Ton père a été gardien international, ton fils est le portier d’Épinal. Garder les cages, c’est une histoire de famille ?Mon frère a aussi été défenseur (rires). Cela s’est fait naturellement, il n’y a eu aucune pression particulière. C’est vrai que longtemps j’ai été vu comme le fils de. Il n’y a pas vraiment d’avantages à arriver après son père, on est systématiquement comparé à lui, mais au final, chacun a eu sa carrière. Je suis fier de mon fils, il a toutes les qualités pour réussir. Il va falloir qu’il continue à travailler, l’avenir nous dira s’il a les capacités pour être un grand gardien.
Toi qui es indirectement en charge de la formation des futurs gardiens, que penses-tu de l’évolution de ce poste avec des joueurs comme Manuel Neuer ?Aujourd’hui, il faut être un bon joueur de champ pour être gardien. Les gardiens doivent être de plus en plus complets : pied gauche, pied droit, jeu de tête, réflexe… Il y a un juste milieu à trouver pour être efficace sur le maximum de plans possible. La génération allemande actuelle avec Neuer et Ter Stegen l’a bien compris et montre la bonne direction à suivre. À l’avenir, ça deviendra la norme. Steve Mandanda est d’ailleurs sur la même voie et illustre bien le concept de gardien moderne.
Justement, plutôt Mandanda ou Lloris ?Je ne vais pas me mouiller, je ne suis pas sélectionneur. Je vais laisser Didier Deschamps prendre la décision. Je ne les observe pas autant que lui et son staff. En tout cas, la France a la chance d’avoir deux très grands gardiens, et l’un comme l’autre ont les capacités pour permettre à la France de réaliser un grand Euro.
En parlant d’évolution du poste de gardien, on ne voit plus beaucoup de joueurs en pantalon, alors que c’était ta marque de fabrique. Pas trop nostalgique ?C’est une évolution logique. À l’époque, le matériel n’était pas aussi performant qu’aujourd’hui. Au moindre plongeon, si tu n’avais pas de pantalon, tu te retrouvais avec une pizza sur la cuisse ou de la boue partout.
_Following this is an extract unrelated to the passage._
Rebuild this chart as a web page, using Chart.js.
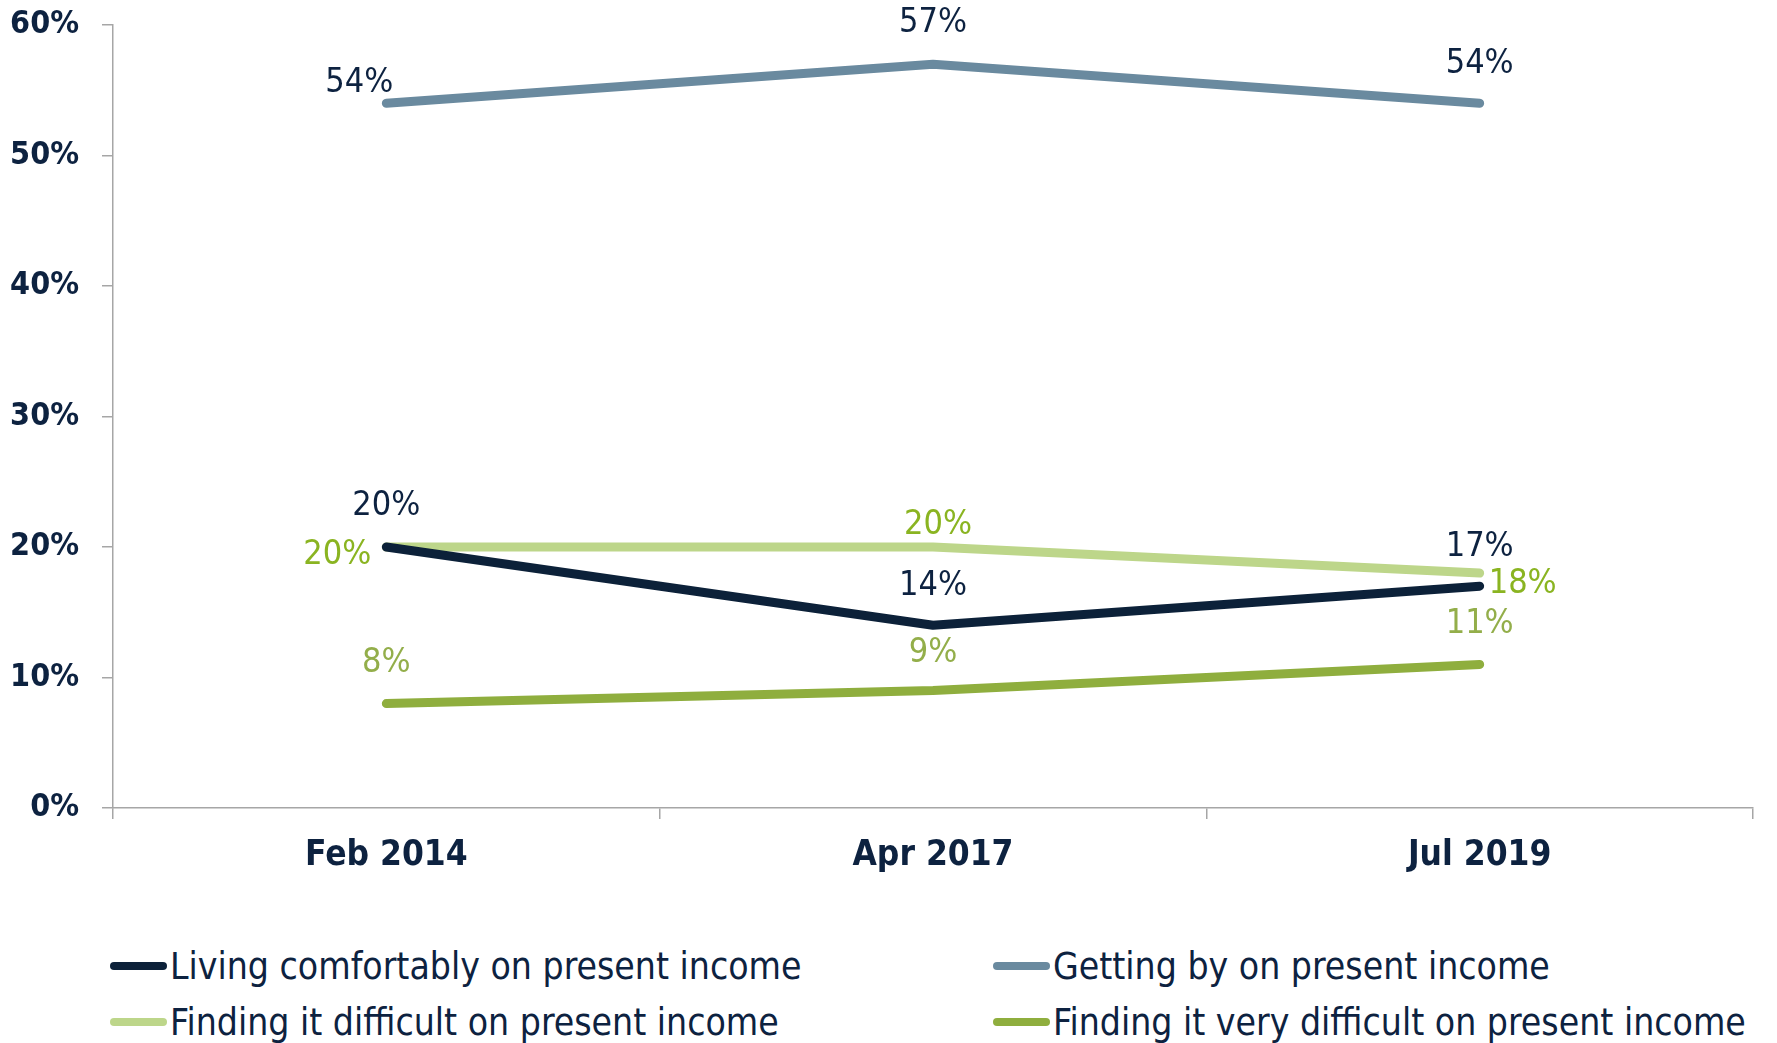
<!DOCTYPE html>
<html>
<head>
<meta charset="utf-8">
<script src="https://cdn.jsdelivr.net/npm/chart.js@4/dist/chart.umd.min.js"></script>
<style>
  html, body { margin: 0; padding: 0; background: #fff; }
  body { width: 1777px; height: 1043px; position: relative; overflow: hidden; }
  #wrap { position: absolute; left: 0; top: 0; width: 1777px; height: 880px; }
  #legend {
    position: absolute; left: 110px; top: 938px;
    display: grid; grid-template-columns: 883px auto; grid-auto-rows: 56px;
    font-family: "DejaVu Sans Condensed", "DejaVu Sans", sans-serif;
    font-size: 37px; color: #0d2240;
  }
  .item { display: flex; align-items: center; white-space: nowrap; }
  .mark { width: 57px; height: 8px; border-radius: 4px; margin-right: 3px; flex: none; }
</style>
</head>
<body>
<div id="wrap"><canvas id="chart"></canvas></div>
<div id="legend"></div>
<script>
// survey waves and values (%)
const waves = ['Feb 2014', 'Apr 2017', 'Jul 2019'];
const livingComfortably = [20, 14, 17];
const gettingBy = [54, 57, 54];
const findingDifficult = [20, 20, 18];
const findingVeryDifficult = [8, 9, 11];
const yTicks = [0, 10, 20, 30, 40, 50, 60];

const navy = '#0d2240';

// where each value label sits relative to its point (dx, dy in px)
const labelOffsets = [
  [[0, -41], [0, -39], [0, -39]],
  [[-27, -20], [0, -41], [0, -39]],
  [[-49, 8], [5, -22], [43, 11]],
  [[0, -40], [0, -37], [0, -40]]
];

const series = [
  { label: 'Living comfortably on present income', data: livingComfortably, color: '#0c2139', text: navy },
  { label: 'Getting by on present income', data: gettingBy, color: '#6a8a9f', text: navy },
  { label: 'Finding it difficult on present income', data: findingDifficult, color: '#bdd68a', text: '#8ab421' },
  { label: 'Finding it very difficult on present income', data: findingVeryDifficult, color: '#8fae3e', text: '#93ae4a' }
];

const valueLabels = {
  id: 'valueLabels',
  afterDatasetsDraw(chart){
    const ctx = chart.ctx;
    ctx.save();
    ctx.font = '34px "DejaVu Sans Condensed", sans-serif';
    ctx.textAlign = 'center';
    ctx.textBaseline = 'middle';
    chart.data.datasets.forEach((ds, i) => {
      const meta = chart.getDatasetMeta(i);
      meta.data.forEach((pt, j) => {
        const off = labelOffsets[i][j];
        ctx.fillStyle = series[i].text;
        ctx.fillText(ds.data[j] + '%', pt.x + off[0], pt.y + off[1]);
      });
    });
    ctx.restore();
  }
};

const fontFam = '"DejaVu Sans Condensed", "DejaVu Sans", sans-serif';
const axisGrey = '#a6a6a6';

new Chart(document.getElementById('chart'), {
  type: 'line',
  data: {
    labels: waves,
    datasets: series.map(s => ({
      label: s.label,
      data: s.data,
      borderColor: s.color,
      backgroundColor: s.color,
      borderWidth: 9,
      borderCapStyle: 'round',
      borderJoinStyle: 'round',
      pointRadius: 0,
      tension: 0
    }))
  },
  options: {
    responsive: true,
    maintainAspectRatio: false,
    animation: false,
    layout: { padding: { top: 25, right: 24, left: 0, bottom: 0 } },
    plugins: { legend: { display: false }, tooltip: { enabled: false } },
    scales: {
      x: {
        offset: true,
        grid: { offset: true, drawOnChartArea: false, drawTicks: true, tickLength: 11, color: axisGrey, lineWidth: 1.5 },
        border: { display: true, color: axisGrey, width: 1.5 },
        ticks: { color: navy, font: { family: fontFam, size: 35, weight: 'bold' }, padding: 16, maxRotation: 0 },
        afterFit: s => { s.height = 72; s.paddingLeft = 0; s.paddingRight = 0; }
      },
      y: {
        min: 0, max: 60,
        afterBuildTicks: s => { s.ticks = yTicks.map(v => ({ value: v })); },
        grid: { drawOnChartArea: false, drawTicks: true, tickLength: 11, color: axisGrey, lineWidth: 1.5 },
        border: { display: true, color: axisGrey, width: 1.5 },
        ticks: { color: navy, font: { family: fontFam, size: 32, weight: 'bold' }, padding: 23, callback: v => v + '%' },
        afterFit: s => { s.width = 113; s.paddingTop = 0; s.paddingBottom = 0; }
      }
    }
  },
  plugins: [valueLabels]
});

// two-column legend under the chart
const legend = document.getElementById('legend');
series.forEach(s => {
  const item = document.createElement('div');
  item.className = 'item';
  const mark = document.createElement('span');
  mark.className = 'mark';
  mark.style.background = s.color;
  const txt = document.createElement('span');
  txt.textContent = s.label;
  item.appendChild(mark);
  item.appendChild(txt);
  legend.appendChild(item);
});
</script>
</body>
</html>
Aujourd’hui, ils ont des maillots faits avec des matières différentes, des sous-shorts qui protègent, des terrains en synthétique. Tout a été fait pour aider les gardiens à ne plus connaître les désagréments que l’on a eus à la fin du siècle dernier. C’est une bonne chose.
La Slovaquie va disputer l’Euro cet été. Comment sens-tu cette sélection ?Elle est sur la bonne voie. Avant la Coupe du monde 2010, elle a connu un renouveau grâce à des joueurs performants dans les petits clubs des grands championnats. Après le Mondial sud-africain, ils ont séduit pas mal de recruteurs et ont signé dans de grands clubs. C’était très bien, mais en concurrence avec les tout meilleurs joueurs du monde en clubs, ils ont mis du temps à s’adapter, ont manqué de temps de jeu, et la sélection en a payé le prix avec un moins bien jusqu’en 2014 et une absence au Brésil. Aujourd’hui, on a dominé le groupe de qualification pendant longtemps avant de céder devant l’Espagne. C’est encourageant. J’espère qu’ils arriveront à gérer la pression lors de la compétition, mais je leur fait confiance. Ils ne sont pas encore en position de rivaliser avec les meilleures nations, mais la Slovaquie aura son mot à dire.